Не без удовольствия и волнения прочитал воспоминания Геннадия Разумова о похоронах Сталина. Мне тогда было 18 лет, я оканчивал первый курс педагогического института иностранных языков в Ленинграде, когда умер великий вождь. В те годы я был до невероятности идейным, преклонялся перед именем Сталина и верил всему, что писали в советских газетах. Разумеется, я был активным комсомольцем, членом институтского комитета комсомола, и смерть Сталина была для меня величайшей трагедией. В тот же день я попросил у папы денег на поездку в Москву и вечерним поездом отбыл в столицу. Я поехал в общежитие Московского инженерно-строительного института, где учился мой одноклассник – ведь предстояла очень серьезная операция: пробиться в Колонный зал, поэтому не хотелось беспокоить родственников.
Обменявшись мнениями с моим однокашником и его соседями по общежитию, решили: всю ночь не будем спать, а на рассвете попытаемся найти конец очереди, которая приведет в колонный зал. Как известно, в дни похорон Сталина, по Москве формировалось бесчисленное количество очередей, большинство которых никуда не вели, и это еще больше нагнетало массовое состояние психоза. Но нам почему-то повезло: в 6 часов утра мы встали в какую-то очередь, и она оказалась правильной. Нам не пришлось давиться в безумной толпе на Трубной площади, где погибло немало людей, но я видел одного совершенно растерзанного человека в одной галоше, который требовал у милиционера, чтобы его пропустили, а когда милиционер отказался, этот человек в ярости сорвал с себя вторую галошу и запустил в милиционера. Видел десятки других пострадавших, покалеченных и просто обезумевших людей.
Как бы то ни было, но к 10 часам утра мы без всяких происшествий вошли в Колонный зал. Слева сидел оркестр, исполнявший траурные мелодии, а прямо располагалось возвышение, перед которым на красных подушечках блестело бесчисленное количество орденов и медалей покойного. Но, пожалуй, еще больше сверкали начищенные до невероятного блеска сапоги генералиссимуса, которые, признаться, подавляли весь остальной антураж.

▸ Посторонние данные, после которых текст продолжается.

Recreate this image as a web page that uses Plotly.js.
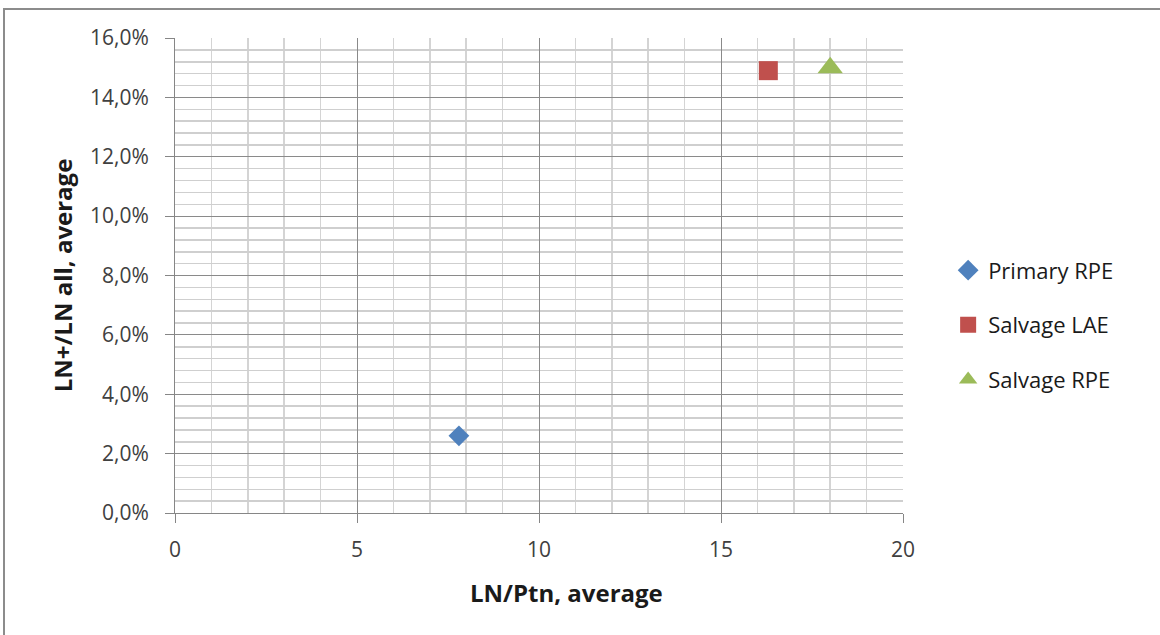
<!DOCTYPE html>
<html>
<head>
<meta charset="utf-8">
<script src="https://cdn.plot.ly/plotly-3.0.1.min.js"></script>
<style>
html,body{margin:0;padding:0;background:#fff;}
#chart{width:1160px;height:635px;}
#frame{position:absolute;left:3px;top:8px;width:1200px;height:700px;border-top:2px solid #8c8c8c;border-left:2px solid #8c8c8c;pointer-events:none;}
</style>
</head>
<body>
<div id="chart"></div>
<div id="frame"></div>
<script>
const seriesNames = ["Primary RPE", "Salvage LAE", "Salvage RPE"];
const xValues = [7.8, 16.3, 18.0];
const yValues = [0.026, 0.149, 0.150];
const colors = ["#4F81BD", "#C0504D", "#9BBB59"];
const symbols = ["diamond", "square", "triangle-up"];
const sizes = [16, 19, 22];

const FONT = "'Open Sans', sans-serif";

const traces = seriesNames.map((n, i) => ({
  type: "scatter",
  mode: "markers",
  name: n,
  legendgroup: "g" + i,
  x: [xValues[i]],
  y: [yValues[i]],
  marker: {color: colors[i], symbol: symbols[i], size: sizes[i], line: {width: 0}}
}));

const layout = {
  width: 1160, height: 635,
  margin: {l: 175, r: 257, t: 38, b: 122},
  paper_bgcolor: "#fff", plot_bgcolor: "#fff",
  separators: ",.",
  font: {family: FONT, color: "#404040", size: 21},
  showlegend: true,
  legend: {x: 1.062, y: 0.396, xanchor: "left", yanchor: "middle",
           font: {size: 22, color: "#1a1a1a"}, tracegroupgap: 23, itemsizing: "trace",
           itemwidth: 30},
  xaxis: {
    range: [0, 20], dtick: 5, tick0: 0,
    showline: true, linecolor: "#868686", linewidth: 1,
    showgrid: true, gridcolor: "#8a8a8a", gridwidth: 1,
    ticks: "outside", ticklen: 9, tickcolor: "#868686",
    ticklabelstandoff: 9,
    zeroline: false,
    minor: {dtick: 1, showgrid: true, gridcolor: "#d4d4d4", gridwidth: 1.5, ticks: ""},
    tickfont: {size: 21, color: "#404040"},
    fixedrange: true
  },
  yaxis: {
    range: [0, 0.16], dtick: 0.02, tick0: 0, tickformat: ".1%",
    showline: true, linecolor: "#868686", linewidth: 1,
    showgrid: true, gridcolor: "#8a8a8a", gridwidth: 1,
    ticks: "outside", ticklen: 9, tickcolor: "#868686",
    ticklabelstandoff: 12,
    zeroline: false,
    minor: {dtick: 0.004, showgrid: true, gridcolor: "#cfcfcf", gridwidth: 1.5, ticks: ""},
    tickfont: {size: 21, color: "#404040"},
    title: {text: "<b>LN+/LN all, average</b>", font: {size: 24, color: "#1a1a1a"}, standoff: 10},
    fixedrange: true
  },
  annotations: [{
    text: "<b>LN/Ptn, average</b>", xref: "paper", yref: "paper",
    x: 0.538, y: -0.168, xanchor: "center", yanchor: "middle", showarrow: false,
    font: {size: 24, color: "#1a1a1a", family: FONT}
  }]
};

Plotly.newPlot("chart", traces, layout, {displayModeBar: false, staticPlot: true});
</script>
</body>
</html>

Перед этими сапогами стояло несколько офицеров, которые неустанно повторяли одну и ту же фразу: «Не задерживайтесь, проходите, прошу не задерживаться». Только теперь, обогнув возвышение, мы смогли увидеть знакомые по бесчисленным фото усы и лицо человека, который правил нами три десятилетия.
На следующий день я уже был в Ленинграде, еще не осознав что приобщился к истории, став свидетелем одного из важнейших событий в летописи моей страны. В институте меня встретили неодобрительно, а в комитете комсомола мне объявили замечание за то, что в такой ответственный момент я покинул свой пост комсомольского вожака и уехал в Москву.
Через некоторое время я снова побывал в Москве, и побывал в Мавзолее, где оба забальзамированных вождя лежали рядом. Больше я уже Сталина никогда не видел.
А потом был доклад Хрущева о разоблачении культа личности. Мы, студенты уже четвертого курса, слушали, затаив дыхание, о кровавых преступлениях вождя народов, и я буквально кожей ощущал, как из меня выдавливается юношеская наивность, прекраснодушие, а на их место вползает разочарование и неверие. Так вместе с похоронами Сталина были похоронены мои прежние верования и идеалы.